Question: But how can you separate the Tamil Tiger enemy that you face from the support base that they enjoy among the Tamil population.

Minster: Obviously, the voice has started coming out of the Tamil community. There are several channels through which they are voicing their concerns and they want to get out from the hands of the LTTE. We want the LTTE to understand pluralism that is needed in a democracy and we want the other political parties to be part of the other Tamil political parties that offer that leadership to the Tamil community of our country. And that’s what we are expecting in a vibrance in terms of a democracy. All parts of Sri Lanka must be there for all people of our country. And that’s what today you will see how many Tamil leaders have emerged outside the LTTE asking for a democratic area or democratically handled environment for them to pursue their political aspirations.

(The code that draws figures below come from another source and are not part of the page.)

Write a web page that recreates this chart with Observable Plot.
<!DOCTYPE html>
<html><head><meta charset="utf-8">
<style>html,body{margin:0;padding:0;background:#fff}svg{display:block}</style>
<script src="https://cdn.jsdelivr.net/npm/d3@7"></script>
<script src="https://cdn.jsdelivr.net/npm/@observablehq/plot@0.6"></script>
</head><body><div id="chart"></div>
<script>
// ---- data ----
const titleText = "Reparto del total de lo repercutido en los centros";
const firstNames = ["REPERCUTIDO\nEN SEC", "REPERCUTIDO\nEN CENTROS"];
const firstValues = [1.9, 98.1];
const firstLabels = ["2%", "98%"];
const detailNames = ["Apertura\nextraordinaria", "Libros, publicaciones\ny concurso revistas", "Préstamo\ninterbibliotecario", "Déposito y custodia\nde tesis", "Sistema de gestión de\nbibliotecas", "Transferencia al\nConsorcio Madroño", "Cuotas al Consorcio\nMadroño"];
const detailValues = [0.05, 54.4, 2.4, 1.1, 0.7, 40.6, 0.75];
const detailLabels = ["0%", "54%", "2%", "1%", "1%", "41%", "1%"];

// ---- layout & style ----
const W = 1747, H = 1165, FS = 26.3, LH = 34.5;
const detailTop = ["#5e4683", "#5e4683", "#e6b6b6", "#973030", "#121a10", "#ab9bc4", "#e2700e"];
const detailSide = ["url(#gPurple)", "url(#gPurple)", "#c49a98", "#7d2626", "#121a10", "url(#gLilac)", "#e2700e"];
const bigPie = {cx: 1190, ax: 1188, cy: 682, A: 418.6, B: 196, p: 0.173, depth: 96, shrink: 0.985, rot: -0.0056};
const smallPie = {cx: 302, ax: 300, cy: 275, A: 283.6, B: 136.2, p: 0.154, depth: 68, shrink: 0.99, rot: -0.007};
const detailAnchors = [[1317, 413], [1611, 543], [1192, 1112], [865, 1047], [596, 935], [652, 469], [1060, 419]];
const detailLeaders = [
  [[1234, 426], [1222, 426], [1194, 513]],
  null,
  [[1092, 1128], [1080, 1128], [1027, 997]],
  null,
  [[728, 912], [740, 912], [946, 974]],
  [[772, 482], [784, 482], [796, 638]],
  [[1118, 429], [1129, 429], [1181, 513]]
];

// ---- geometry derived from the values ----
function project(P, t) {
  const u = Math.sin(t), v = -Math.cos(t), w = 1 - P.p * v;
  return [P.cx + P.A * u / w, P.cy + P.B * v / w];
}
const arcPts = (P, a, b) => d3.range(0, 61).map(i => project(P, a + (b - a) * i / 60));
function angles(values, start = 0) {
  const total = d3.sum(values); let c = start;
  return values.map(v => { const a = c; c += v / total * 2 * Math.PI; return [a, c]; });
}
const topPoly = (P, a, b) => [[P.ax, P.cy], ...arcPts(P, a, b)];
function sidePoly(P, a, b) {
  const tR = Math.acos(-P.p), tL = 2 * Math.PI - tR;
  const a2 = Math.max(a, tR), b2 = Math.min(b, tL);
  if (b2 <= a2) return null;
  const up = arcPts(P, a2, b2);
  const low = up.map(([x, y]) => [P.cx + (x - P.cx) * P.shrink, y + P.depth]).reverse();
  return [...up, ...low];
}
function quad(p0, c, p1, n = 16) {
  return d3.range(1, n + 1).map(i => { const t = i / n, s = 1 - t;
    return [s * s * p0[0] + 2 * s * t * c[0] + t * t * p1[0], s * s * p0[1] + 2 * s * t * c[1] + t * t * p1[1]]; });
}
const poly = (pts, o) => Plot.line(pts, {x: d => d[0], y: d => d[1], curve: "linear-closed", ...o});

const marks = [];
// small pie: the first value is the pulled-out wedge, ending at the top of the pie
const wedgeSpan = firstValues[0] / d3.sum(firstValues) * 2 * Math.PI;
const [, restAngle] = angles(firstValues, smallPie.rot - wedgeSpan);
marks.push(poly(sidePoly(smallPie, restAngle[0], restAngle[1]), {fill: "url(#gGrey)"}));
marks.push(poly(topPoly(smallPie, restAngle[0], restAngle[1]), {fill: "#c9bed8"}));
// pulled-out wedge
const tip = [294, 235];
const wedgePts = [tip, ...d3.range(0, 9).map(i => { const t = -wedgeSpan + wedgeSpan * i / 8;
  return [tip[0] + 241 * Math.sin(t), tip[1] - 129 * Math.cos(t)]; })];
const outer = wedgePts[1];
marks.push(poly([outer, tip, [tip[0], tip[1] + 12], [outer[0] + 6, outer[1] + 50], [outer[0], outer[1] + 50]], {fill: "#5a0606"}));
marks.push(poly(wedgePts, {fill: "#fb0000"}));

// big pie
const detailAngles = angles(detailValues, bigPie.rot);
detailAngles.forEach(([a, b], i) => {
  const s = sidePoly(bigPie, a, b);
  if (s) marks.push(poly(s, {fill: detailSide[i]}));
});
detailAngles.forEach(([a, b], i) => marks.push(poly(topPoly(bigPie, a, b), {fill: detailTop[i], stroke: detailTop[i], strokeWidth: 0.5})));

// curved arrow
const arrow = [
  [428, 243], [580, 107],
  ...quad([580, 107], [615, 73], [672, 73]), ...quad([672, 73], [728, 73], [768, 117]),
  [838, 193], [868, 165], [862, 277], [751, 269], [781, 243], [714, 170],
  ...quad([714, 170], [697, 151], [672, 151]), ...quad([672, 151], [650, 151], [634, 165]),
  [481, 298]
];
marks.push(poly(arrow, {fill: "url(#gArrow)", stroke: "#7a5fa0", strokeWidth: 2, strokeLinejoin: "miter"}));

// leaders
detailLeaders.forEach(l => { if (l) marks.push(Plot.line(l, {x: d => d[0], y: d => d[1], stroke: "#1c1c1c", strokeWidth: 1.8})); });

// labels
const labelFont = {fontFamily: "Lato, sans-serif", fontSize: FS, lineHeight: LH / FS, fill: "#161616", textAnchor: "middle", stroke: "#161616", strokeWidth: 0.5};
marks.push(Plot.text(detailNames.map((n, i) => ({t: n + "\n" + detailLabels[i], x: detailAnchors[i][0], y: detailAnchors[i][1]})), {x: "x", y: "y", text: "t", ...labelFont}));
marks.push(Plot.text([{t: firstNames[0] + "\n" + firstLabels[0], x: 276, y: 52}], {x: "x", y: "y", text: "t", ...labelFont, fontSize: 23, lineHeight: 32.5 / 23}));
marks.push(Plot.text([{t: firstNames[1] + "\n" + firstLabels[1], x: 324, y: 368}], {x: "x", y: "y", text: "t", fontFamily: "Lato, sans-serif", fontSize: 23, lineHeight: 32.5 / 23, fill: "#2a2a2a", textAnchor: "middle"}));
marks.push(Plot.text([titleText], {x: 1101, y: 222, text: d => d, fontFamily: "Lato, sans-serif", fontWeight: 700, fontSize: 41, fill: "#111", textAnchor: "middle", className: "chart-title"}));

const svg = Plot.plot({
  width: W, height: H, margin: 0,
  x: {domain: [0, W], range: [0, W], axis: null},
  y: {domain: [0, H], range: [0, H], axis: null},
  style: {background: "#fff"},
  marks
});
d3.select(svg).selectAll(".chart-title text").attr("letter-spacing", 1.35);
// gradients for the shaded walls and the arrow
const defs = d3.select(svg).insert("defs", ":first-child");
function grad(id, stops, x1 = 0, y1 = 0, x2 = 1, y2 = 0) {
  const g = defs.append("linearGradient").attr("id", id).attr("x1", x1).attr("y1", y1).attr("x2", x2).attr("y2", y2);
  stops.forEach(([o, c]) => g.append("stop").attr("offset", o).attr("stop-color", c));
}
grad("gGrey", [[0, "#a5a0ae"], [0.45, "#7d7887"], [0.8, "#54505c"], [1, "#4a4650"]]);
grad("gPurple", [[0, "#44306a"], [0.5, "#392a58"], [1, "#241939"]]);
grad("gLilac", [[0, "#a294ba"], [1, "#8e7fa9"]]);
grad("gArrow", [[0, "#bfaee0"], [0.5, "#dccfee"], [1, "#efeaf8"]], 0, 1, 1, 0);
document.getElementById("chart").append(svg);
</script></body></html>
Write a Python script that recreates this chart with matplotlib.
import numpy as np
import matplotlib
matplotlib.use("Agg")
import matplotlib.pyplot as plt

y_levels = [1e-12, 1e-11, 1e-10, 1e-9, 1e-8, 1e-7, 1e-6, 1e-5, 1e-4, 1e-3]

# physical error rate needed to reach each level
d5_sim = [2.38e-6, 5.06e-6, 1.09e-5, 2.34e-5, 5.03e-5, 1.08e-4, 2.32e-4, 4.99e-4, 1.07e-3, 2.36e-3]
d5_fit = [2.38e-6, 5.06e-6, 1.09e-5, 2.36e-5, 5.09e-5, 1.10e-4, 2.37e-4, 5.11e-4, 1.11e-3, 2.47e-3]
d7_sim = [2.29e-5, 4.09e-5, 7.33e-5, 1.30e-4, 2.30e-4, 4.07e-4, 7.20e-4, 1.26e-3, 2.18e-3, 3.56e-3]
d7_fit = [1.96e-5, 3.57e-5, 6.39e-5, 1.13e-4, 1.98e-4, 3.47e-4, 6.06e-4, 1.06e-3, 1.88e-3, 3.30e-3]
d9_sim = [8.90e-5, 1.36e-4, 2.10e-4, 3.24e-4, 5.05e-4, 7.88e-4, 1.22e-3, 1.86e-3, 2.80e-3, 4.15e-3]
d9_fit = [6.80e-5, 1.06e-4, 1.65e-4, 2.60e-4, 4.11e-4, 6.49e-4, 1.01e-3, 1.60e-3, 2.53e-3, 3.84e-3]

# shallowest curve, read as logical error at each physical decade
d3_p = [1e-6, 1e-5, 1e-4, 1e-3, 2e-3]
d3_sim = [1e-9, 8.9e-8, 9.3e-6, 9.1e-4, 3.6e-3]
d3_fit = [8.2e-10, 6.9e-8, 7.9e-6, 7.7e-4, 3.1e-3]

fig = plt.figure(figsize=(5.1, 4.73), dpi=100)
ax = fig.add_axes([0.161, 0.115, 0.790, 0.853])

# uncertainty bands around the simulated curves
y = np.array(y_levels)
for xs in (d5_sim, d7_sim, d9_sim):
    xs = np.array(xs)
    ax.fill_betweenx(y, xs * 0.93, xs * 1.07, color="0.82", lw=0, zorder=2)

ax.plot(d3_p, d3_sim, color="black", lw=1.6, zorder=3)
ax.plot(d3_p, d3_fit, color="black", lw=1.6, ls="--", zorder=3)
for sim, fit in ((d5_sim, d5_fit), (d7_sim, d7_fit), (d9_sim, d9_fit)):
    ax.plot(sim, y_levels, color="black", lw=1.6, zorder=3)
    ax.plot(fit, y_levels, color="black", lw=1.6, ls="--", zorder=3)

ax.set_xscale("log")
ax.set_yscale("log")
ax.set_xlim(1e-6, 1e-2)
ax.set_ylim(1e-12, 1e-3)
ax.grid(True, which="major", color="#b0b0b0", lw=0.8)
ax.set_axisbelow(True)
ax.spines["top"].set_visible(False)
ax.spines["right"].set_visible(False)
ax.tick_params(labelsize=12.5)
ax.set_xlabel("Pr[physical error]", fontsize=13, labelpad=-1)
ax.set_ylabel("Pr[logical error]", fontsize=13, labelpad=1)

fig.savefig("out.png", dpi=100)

Question: Can you win the confidence of the Tamil people while continuing to wage a war against the Tamil Tigers?

Minister: Absolutely not. There is no war in the country. There are terrorists in the country. Terrorists have to be dealt with as terrorists deserve and we want the LTTE to get out of that terrorism character and become part and parcel of the legitimate process through which we can address the issues and that is where they must await the outcome of the all party proposals which will shortly be announced and we want to get that across to all sections and make the LTTE stakeholders in the process as much as all other Tamil political parties to be part of that process.

Hardtalk: Minister Bogollagama, thank you very much.